Silicon-on-sapphire (SOS) technology, which is a version of the silicon-on-insulator (SOI) technology, has number of advantages including radiation hardness, low power consumption, suitability for high frequency applications and for integration with optoelectronics devices. These are solid advantages which are derived from the material properties of the sapphire substrate. The hetero-structure of silicon-and-sapphire possesses potentials benefiting from the advantages of both constituent materials: silicon is the most extensively investigated and used semiconductor material and it has a well-developed fabrication technology for integrated circuits production; sapphire is a highly insulating material and has a crystal structure closely compatible with single crystal silicon making it a natural choice to grow epitaxial silicon, it also possesses the near ideal optical properties, chemical resistance, mechanical resistance and high thermal conductivity all of which contribute to the advantages of SOS technology mentioned above.

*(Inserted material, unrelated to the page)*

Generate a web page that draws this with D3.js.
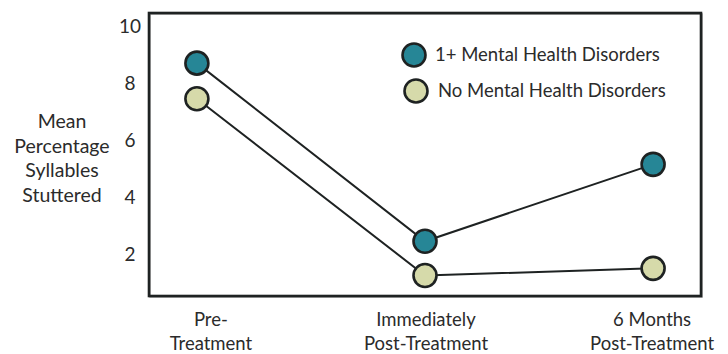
<!DOCTYPE html>
<html>
<head>
<meta charset="utf-8">
<script src="https://cdn.jsdelivr.net/npm/d3@7"></script>
<style>
  body { margin: 0; background: #fff; }
  text { font-family: Lato, "Open Sans", sans-serif; fill: #2b2b2b; }
</style>
</head>
<body>
<script>
// categories along the bottom
var phases = ["Pre-Treatment", "Immediately Post-Treatment", "6 Months Post-Treatment"];
var phaseLines = [["Pre-", "Treatment"], ["Immediately", "Post-Treatment"], ["6 Months", "Post-Treatment"]];

// mean % syllables stuttered
var withDisorders = [8.7, 2.45, 5.15];
var noDisorders = [7.45, 1.25, 1.5];

var seriesNames = ["1+ Mental Health Disorders", "No Mental Health Disorders"];
var yTicks = [2, 4, 6, 8, 10];
var yTitle = ["Mean", "Percentage", "Syllables", "Stuttered"];

var teal = "rgb(38,134,150)";
var beige = "rgb(214,218,170)";
var ink = "rgb(30,34,34)";

var w = 728, h = 354;
// plot frame (don't call these top/left, window.top is read-only)
var fLeft = 149, fRight = 701, fTop = 13, fBottom = 296;

var svg = d3.select("body")
.append("svg")
.attr("width", w)
.attr("height", h);

var x = d3.scalePoint()
.domain(phases)
.range([fLeft, fRight])
.padding(0.21);

var y = d3.scaleLinear()
.domain([0.53, 10.46])
.range([fBottom, fTop]);

// frame, slightly shadowed like the scan
svg.append("rect")
.attr("x", fLeft + 1)
.attr("y", fTop + 1)
.attr("width", fRight - fLeft)
.attr("height", fBottom - fTop)
.attr("fill", "none")
.attr("stroke", "#9a9a9a")
.attr("stroke-width", 1.5);

svg.append("rect")
.attr("x", fLeft)
.attr("y", fTop)
.attr("width", fRight - fLeft)
.attr("height", fBottom - fTop)
.attr("fill", "none")
.attr("stroke", ink)
.attr("stroke-width", 2.6);

// y tick labels
var yAxis = svg.append("g")
.attr("transform", "translate(130,0)")
.call(d3.axisLeft(y).tickValues(yTicks).tickSize(0).tickPadding(0));
yAxis.select(".domain").remove();
yAxis.selectAll("text")
.attr("text-anchor", "middle")
.attr("font-size", 19)
.style("font-family", "Lato, 'Open Sans', sans-serif")
.attr("fill", "#2b2b2b");

// y title
svg.append("g")
.selectAll("text")
.data(yTitle)
.enter()
.append("text")
.attr("x", 62)
.attr("y", function(d, i) { return 128 + i * 24.7; })
.attr("text-anchor", "middle")
.attr("font-size", 19.5)
.text(function(d) { return d; });

// x labels
var xl = svg.append("g")
.selectAll("g")
.data(phases)
.enter()
.append("text")
.attr("text-anchor", "middle")
.attr("font-size", 18.5)
.attr("transform", function(d, i) {
  var off = [14, 1, -1][i];
  return "translate(" + (x(d) + off) + ",0)";
});
xl.selectAll("tspan")
.data(function(d, i) { return phaseLines[i]; })
.enter()
.append("tspan")
.attr("x", 0)
.attr("y", function(d, i) { return 326 + i * 24; })
.text(function(d) { return d; });

var series = [
  {name: seriesNames[0], values: withDisorders, fill: teal},
  {name: seriesNames[1], values: noDisorders, fill: beige}
];

var line = d3.line()
.x(function(d, i) { return x(phases[i]); })
.y(function(d) { return y(d); });

svg.selectAll("path.series")
.data(series)
.enter()
.append("path")
.attr("class", "series")
.attr("d", function(d) { return line(d.values); })
.attr("fill", "none")
.attr("stroke", ink)
.attr("stroke-width", 2);

series.forEach(function(s) {
  svg.append("g")
  .selectAll("circle")
  .data(s.values)
  .enter()
  .append("circle")
  .attr("cx", function(d, i) { return x(phases[i]); })
  .attr("cy", function(d) { return y(d); })
  .attr("r", 11.5)
  .attr("fill", s.fill)
  .attr("stroke", ink)
  .attr("stroke-width", 2.6);
});

// legend
var legend = svg.append("g")
.selectAll("g")
.data(series)
.enter()
.append("g")
.attr("transform", function(d, i) { return "translate(414," + (55 + i * 36) + ")"; });

legend.append("circle")
.attr("cx", function(d, i) { return i * 2; })
.attr("r", 11.5)
.attr("fill", function(d) { return d.fill; })
.attr("stroke", ink)
.attr("stroke-width", 2.6);

legend.append("text")
.attr("x", function(d, i) { return 21 + i * 3; })
.attr("y", 6)
.attr("font-size", 18.5)
.text(function(d) { return d.name; });
</script>
</body>
</html>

One important phase for the development of the SOS technology directly relevant to this research is the modification of an existing silicon wafer CMOS fabrication tools to process SOS wafers. This work is required for SOS technology to benefit from the established silicon process technologies. Since the existing silicon wafer processing tools are designed to handle silicon wafers, material properties of SOS wafers different from silicon wafers can cause the process to perform differently. To overcome this problem requires processes and/or tool adjustments. The SOS CMOS devices used in this thesis are produced from this modified fabrication line. Author was involved in all aspects the modification works. Some examples from these modification works are presented in this thesis in order to present one of the foundation required to develop SOS technology within the extent that no industrial confidential information is disclosed.
While the SOS hetero-structure has potential to benefit from the properties of both materials, the silicon-on-sapphire interface produces number of phenomena which are not fully understood. Of these phenomena arising from the interface, the work reported in this thesis is an empirical study targeted to understand the mechanisms of the off-state leakage current of fully depleted SOS n-MOSFET’s fabricated on epitaxially grown silicon on sapphire substrate. The research topic is critical to the SOS technology as the suppression of the leakage current is essential to expand the technology into the low power consumption applications and larger scale integrated circuits.
The first part of the research is on the design and the characterizations of a MOS capacitor test structure to electrically access the silicon-to-sapphire interface, often referred to as the back interface. The test structure has a feature to enable the communication with the isolated silicon film of the SOS structure through both majority carrier and minority carrier producing what are effectively quasi-static C-V characteristics at high-frequency (at 100 kHz). The C-V results were explained based on MOS device physics and 2-D device simulations. Correlation between the measured MOSFET off-state leakage current and the measured C-V characteristics indicates that the dominant cause of the off-state leakage is the back interface depletion due to trapped charge at the back interface.
Based on the above understanding, a technique of annealing the SOS film in hydrogen prior to CMOS fabrication to eliminate the back surface depletion is proposed. The n-MOSFET built on the hydrogen annealed SOS film has demonstrated that, (a) the off-state leakage current is reduced to p-n junction leakage level, the lowest leakage current achievable for a MOSFET, (b) the n-MOSFET punch through voltage has more than doubled for transistors with gate length of 0.5 µm when compared with n-MOSFETs fabricated on unannealed SOS film and (c) there is no change in the carrier mobility of the front silicon-silicon dioxide interface, which means that the front channel is not affected. From the SIMS analysis, it was determined that the hydrogen anneal has created a thin aluminium-rich silicon layer at the back interface which is attributed to the out diffusion of aluminium complex from the sapphire substrate. This thin aluminium-rich silicon layer has eliminated the back interface depletion and has pushed up the punch through voltage of n-MOSFETs. The elimination of the back surface depletion is attributed to the creation of the aluminium-rich silicon layer as electrically, it acts as p-type doped silicon film. The increase in the punch-through voltage is attributed to the increased surface recombination velocity at the back interface based on the device simulation studies.
Detailed experimental investigation of the annealing process indicates that both physical thickness of the thin aluminium-rich layer and the surface recombination velocity of the back interface are controllable by changing the annealing conditions i.e., annealing temperature, time and annealing gas ambient. The outcome of this research work is applicable for the commercial production of SOS wafers.